A decade earlier he threatened to set up an entirely separate rival series.
Such threats have been a tactic since Enzo Ferrari’s days in one form or another, yet Ferrari remains ever-present in F1 – which is a marketing platform for the company like no other and also supplements technological development for its road cars.
“If the current emergency really put the existence of some of our competitors in this sport in doubt and made it necessary to revise certain cornerstones, then Ferrari would be open to it” :: Mattia Binotto
While it is fair to say the usual Ferrari quit threats often go much further than Binotto’s comments, the timing and content of his remarks remain significant.
Yet again Ferrari is refusing to bend the knee easily. Its current stance is inspired by competitive, sporting and business motivations.
Ferrari has repeatedly stated the significance of the employment consequences that would come with reducing its spending to a third, maybe even less, of current levels.
“One should not forget that companies play a role in the social fabric of a nation,” said Binotto.
“They are not just there to make a profit.”
It should also be noted that Ferrari’s position is shared by Red Bull, which has also gone on a media offensive.
Red Bull team boss Christian Horner has also highlighted the employment concern, and suggested to Sky last week that the team could lose a third of the staff assigned to its F1 project.

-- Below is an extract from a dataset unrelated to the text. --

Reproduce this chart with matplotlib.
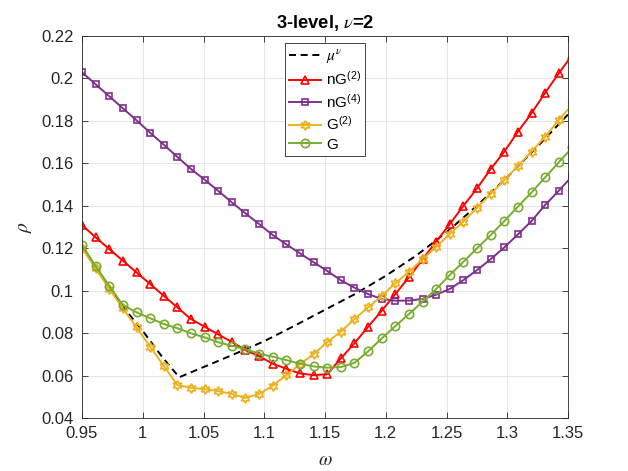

“At Red Bull we are over 900 people to produce the cars that we do,” Horner said.
“Now, if we’re coming down in significant steps to the kind of levels that are being talked about, that could be 300-350 people that we’re talking about.
“The same with Ferrari, probably more, and probably even more at Mercedes.”
Horner’s self-confessed “extreme” solution is for smaller teams to purchase cars from bigger teams if they are truly struggling financially in the short-term.
This appears to be gaining traction and could become the Ferrari/Red Bull option of choice, given Binotto has supported that suggestion.
He compared it to MotoGP’s use of so-called satellite teams, suggesting he would prefer that to limiting spending so severely that “we run the risk of reducing the level considerably, bringing it ever closer to the lower formulae”.
“If the current emergency really put the existence of some of our competitors in this sport in doubt and made it necessary to revise certain cornerstones, then Ferrari would be open to it,” said Binotto.
“It’s not even sacrilegious, given it’s happened before in F1 and happens today in series such as MotoGP.”
How seriously F1 takes Binotto’s comments may well depends on what it views to be a compromise.
Ferrari would argue that slashing over $30m from an already-agreed budget сap would represent significant flexibility on its part, and that its problem is going any lower than that.
Its opponents would likely respond that Ferrari is just trying to split F1 neatly into manufacturers and customers, either through a two-tier budget cap that grants constructors a greater budget or by approving the return of full-on customer cars.
Ferrari says it may have to race elsewhere if F1 goes too far when it doesn’t have to, costing the championship its monopoly of Ferrari at the highest level.
McLaren fears teams will go bust if F1 does not go far enough and that change will have a good competitive consequence too.
Unless either side relents, F1 and the FIA will have to call someone’s bluff – assuming, of course, that either is actually bluffing.